Review: Eliza Hittman's 'It Felt Like Love'

Sexual awakening is common enough in coming-of-age films,
particularly those about adolescent girls. But Eliza Hittman’s observant film “It
Felt Like Love” isn’t just about sexual awakening — it’s about feeling the
pressure to want a sex life.

Lila (Gina Piersanti) is a 14-year-old living in a
working-class neighborhood in Brooklyn. She spends her summer on the beach with
her more physically developed and more sexually adventurous friend, Chiara, who
seems to have a new “serious” boyfriend every couple of weeks. (Having once been
a 14-year-old girl with friends I deemed prettier than me and who had no
problem attracting boys while I watched from the sidelines, I can tell you it
doesn’t do wonders for your self-esteem. You wonder what’s wrong with you. You
wish things would speed up already.)

At any rate, Lila takes it into her own hands to pursue an
older guy, Sammy — college age — after she overhears the rather unflattering
information that he’s a “douchebag who’ll sleep with anyone.” It’s hard to tell
exactly how much interest Lila has in Sammy. She certainly lusts after his fit
and tattooed physique, usually adorned in some afterthought of a tanktop. But
her pursuit of Sammy — which puts her in situations both amusing and
unsettling — is apparently more about cred than actual sexual appetite. “I
spent the night with a guy,” she boasts to her middle-school neighbor, even
though she didn’t spend the night in the typical way that phrase implies.

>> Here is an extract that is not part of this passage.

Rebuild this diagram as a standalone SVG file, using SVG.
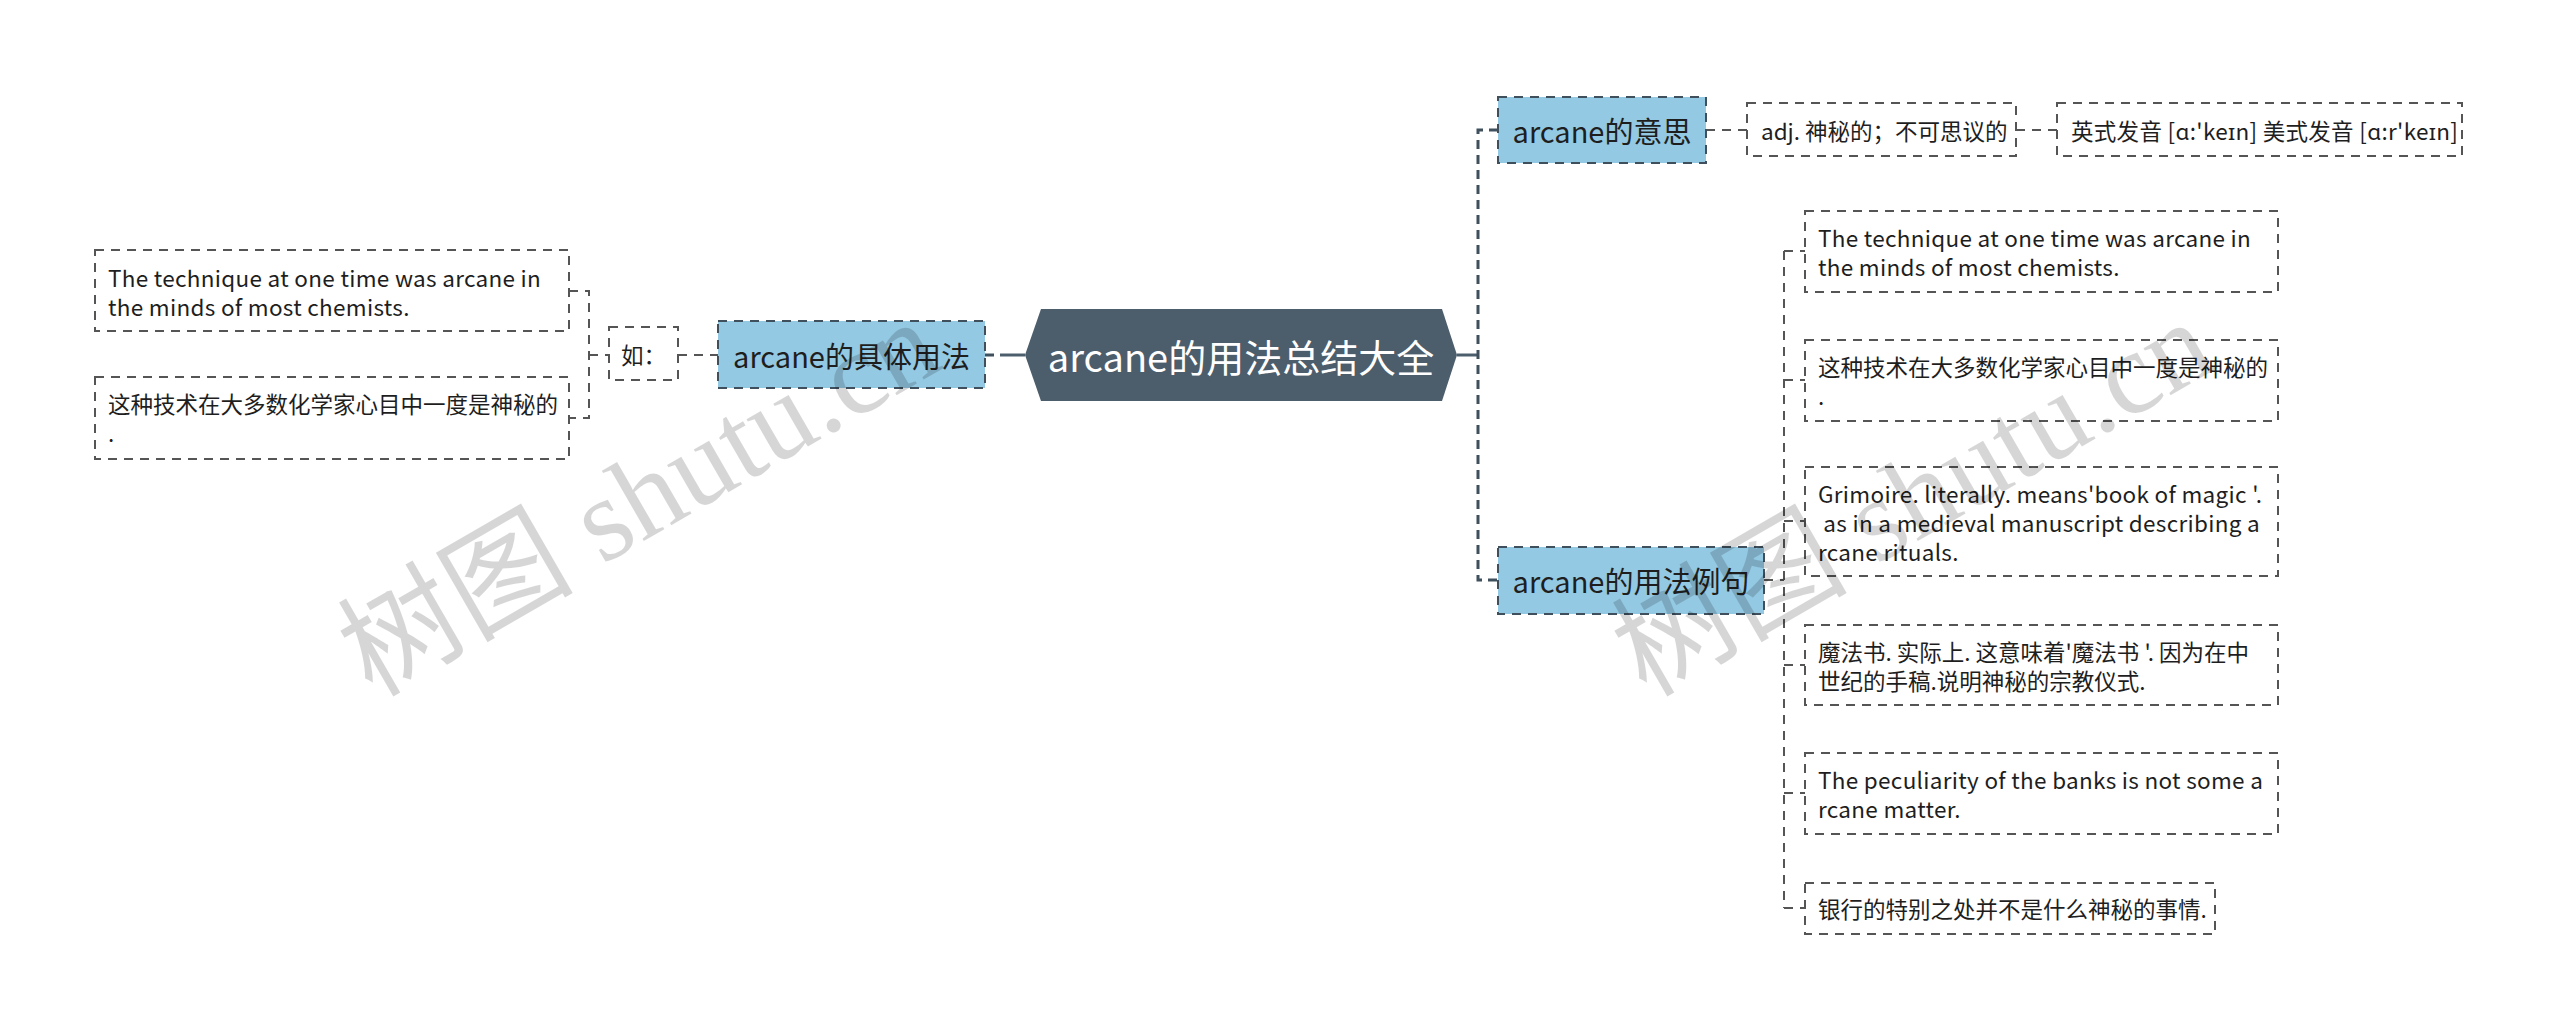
<svg xmlns="http://www.w3.org/2000/svg" width="2560" height="1031" viewBox="0 0 2560 1031">
<style>
text{font-family:"Noto Sans CJK SC","Noto Sans",sans-serif;dominant-baseline:central}
.leaf{fill:#ffffff;stroke:#555555;stroke-width:2;stroke-dasharray:9 7}
.sub{fill:#93c9e3;stroke:#3f4f5c;stroke-width:2;stroke-dasharray:9 7}
.t{font-size:22.5px;fill:#1e1e1e}
.l{letter-spacing:0.3px}
.ts{font-size:29px;fill:#1e1e1e;text-anchor:middle}
.c1{fill:none;stroke:#3f4f5c;stroke-width:3;stroke-dasharray:9 6}
.c2{fill:none;stroke:#555555;stroke-width:2;stroke-dasharray:9 7}
.solid{fill:none;stroke:#4c5d6c;stroke-width:3}
.wm{font-family:"Liberation Serif","Noto Sans CJK SC",serif;font-size:118px;fill:#000000;fill-opacity:0.16;dominant-baseline:auto}
</style>
<rect width="2560" height="1031" fill="#ffffff"/>
<g id="connectors">
<path class="solid" d="M1000 355 H1025"/>
<path class="c1" d="M985 355 H1000"/>
<path class="c2" d="M678 355 H718"/>
<path class="c2" d="M569 291 H589 V418 H569 M589 355 H609"/>
<path class="solid" d="M1457 355 H1478"/>
<path class="c1" d="M1498 130 H1478 V580 H1498"/>
<path class="c2" d="M1706 130 H1747 M2016 130 H2057"/>
<path class="c2" d="M1764 580 H1784 M1784 251 V908 M1784 251 H1805 M1784 380 H1805 M1784 521 H1805 M1784 665 H1805 M1784 793 H1805 M1784 908 H1805"/>
</g>
<g id="root">
<polygon points="1025,355 1041,309 1442,309 1457,355 1442,401 1041,401" fill="#4c5d6c"/>
<text x="1241" y="355" style="font-size:38px;fill:#ffffff;text-anchor:middle">arcane的用法总结大全</text>
</g>
<g id="n-usage">
<rect class="sub" x="718" y="321" width="267" height="67"/>
<text class="ts" x="851.5" y="355">arcane的具体用法</text>
</g>
<g id="n-ru">
<rect class="leaf" x="609" y="327" width="69" height="53"/>
<text class="t" x="643.5" y="354" style="text-anchor:middle">如：</text>
</g>
<g id="n-l1">
<rect class="leaf" x="95" y="250" width="474" height="81"/>
<text class="t l" x="108" y="277">The technique at one time was arcane in</text>
<text class="t l" x="108" y="306">the minds of most chemists.</text>
</g>
<g id="n-l2">
<rect class="leaf" x="95" y="377" width="474" height="82"/>
<text class="t" x="108" y="403">这种技术在大多数化学家心目中一度是神秘的</text>
<text class="t" x="108" y="432">.</text>
</g>
<g id="n-meaning">
<rect class="sub" x="1498" y="97" width="208" height="66"/>
<text class="ts" x="1602" y="130">arcane的意思</text>
</g>
<g id="n-adj">
<rect class="leaf" x="1747" y="103" width="269" height="53"/>
<text class="t" x="1761" y="130">adj. 神秘的；不可思议的</text>
</g>
<g id="n-pron">
<rect class="leaf" x="2057" y="103" width="405" height="53"/>
<text class="t l" x="2071" y="130">英式发音 [ɑ:'keɪn] 美式发音 [ɑ:r'keɪn]</text>
</g>
<g id="n-examples">
<rect class="sub" x="1498" y="547" width="266" height="67"/>
<text class="ts" x="1631" y="580">arcane的用法例句</text>
</g>
<g id="n-r1">
<rect class="leaf" x="1805" y="211" width="473" height="81"/>
<text class="t l" x="1818" y="237">The technique at one time was arcane in</text>
<text class="t l" x="1818" y="266">the minds of most chemists.</text>
</g>
<g id="n-r2">
<rect class="leaf" x="1805" y="340" width="473" height="81"/>
<text class="t" x="1818" y="366">这种技术在大多数化学家心目中一度是神秘的</text>
<text class="t" x="1818" y="395">.</text>
</g>
<g id="n-r3">
<rect class="leaf" x="1805" y="467" width="473" height="109"/>
<text class="t l" x="1818" y="493">Grimoire. literally. means'book of magic '.</text>
<text class="t l" x="1818" y="522" xml:space="preserve"> as in a medieval manuscript describing a</text>
<text class="t l" x="1818" y="551">rcane rituals.</text>
</g>
<g id="n-r4">
<rect class="leaf" x="1805" y="625" width="473" height="80"/>
<text class="t" x="1818" y="651">魔法书. 实际上. 这意味着'魔法书 '. 因为在中</text>
<text class="t" x="1818" y="680">世纪的手稿.说明神秘的宗教仪式.</text>
</g>
<g id="n-r5">
<rect class="leaf" x="1805" y="753" width="473" height="81"/>
<text class="t l" x="1818" y="779">The peculiarity of the banks is not some a</text>
<text class="t l" x="1818" y="808">rcane matter.</text>
</g>
<g id="n-r6">
<rect class="leaf" x="1805" y="883" width="410" height="51"/>
<text class="t" x="1818" y="908">银行的特别之处并不是什么神秘的事情.</text>
</g>
<g id="watermarks">
<text class="wm" transform="translate(372 698) rotate(-30)">树图 shutu.cn</text>
<text class="wm" transform="translate(1646 698) rotate(-30)">树图 shutu.cn</text>
</g>
</svg>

First-time feature filmmaker Hittman, working with the
talented DP Sean Porter (“Kumiko, the Treasure Hunter”), has a natural way with
visuals that communicates the curiosity running rabid through the blood of summer-idle
teenagers. The shots in the film graze the shoulders, hands, biceps and lower
backs of its subjects as often as their faces, as if to ask, “What is this
strange, hot new world?”

Hittman also nails the culture of blue-collar Brooklyn, with
naturalistic actors who seem plucked from the streets of the neighborhood as
opposed to auditioned. (On that note, Piersanti, who is quite good, did strike
me as a tad out of place — her neutral accent and diction didn’t gel with
those around her.) A scene at Chiara’s sparkly, banal Sweet Sixteen birthday
party, complete with a candle-lighting ceremony and dance-along, was spot-on.

And, with the exception of the oddly stylistic final
sequence, the film hardly makes a misstep, delivering one quiet scene after
another that serve as an emotional time capsule back to the ninth grade. At a
key moment in the film, Lila goes to the beach at night, letting the dark waves
wash up to her knees. She’s been on that beach before, during daylight hours with
childish sunscreen coating her face. But there’s no going back.

It Felt Like Love” hits theaters in New York on March 21, and Los Angeles March 28, via Variance Films.